I would like to develop a dedicated STT system. More precisely, I want
to make a system that recognizes (and also generates) a “small” number
of sentences (~5,000) but perfectly. Would it be possible with DeepSpeech ?
I was also wondering whether such systems would require a GPU server tu
work or if they could run on small platforms such as Paspberry Pi 3 B.
First, about the RPI3 usage, inferences with large model doesn’t seems to be possible, at least for now because inference process takes too long time, to hope realtime.
Lissyx is working on AOT model (optimized), so perhaps it could be possible, reducing the model !
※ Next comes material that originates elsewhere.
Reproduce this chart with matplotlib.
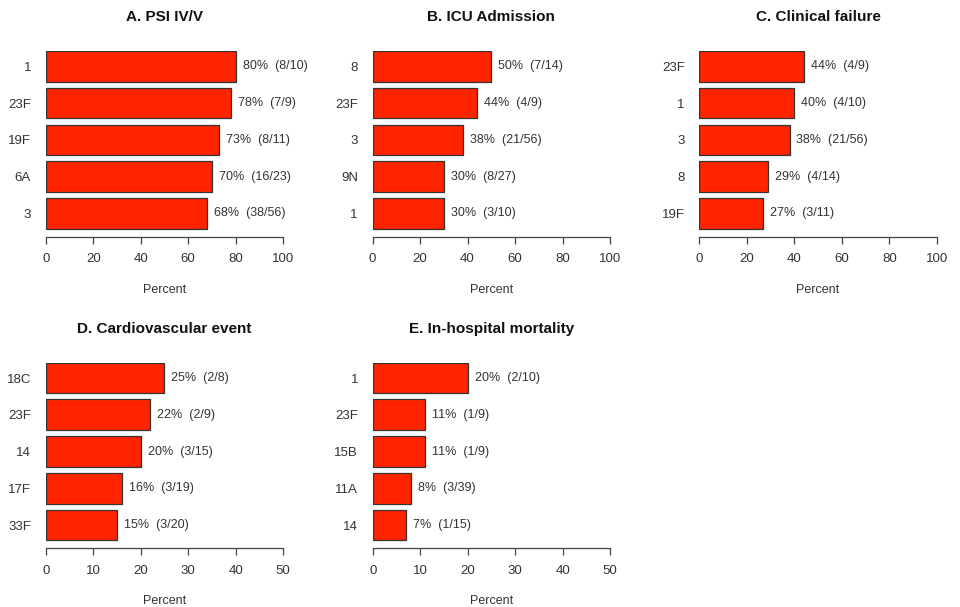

You’d like to use a model, with a 5000 possible sentences, with the best accuracy possible :
Sure, with Deepspeech, you’re in the right place.
Hoping that your sentences contain standard words,
you create a vocab.txt, containing all your ~5000 sentences, a LM and a TRIE files.
You should obtain a very good accuracy, quite better than everything known in phonemes STT
But, I must say that, actually, there is no perfect solution ! Not yet…
hi @jtane
Well, quality model is dependant of learnt material volume.
Sure it must be good quality material.
the more material (wav sentences/corresponding transcritions), the better the model inferences !
Of course, the more material == the bigger the model !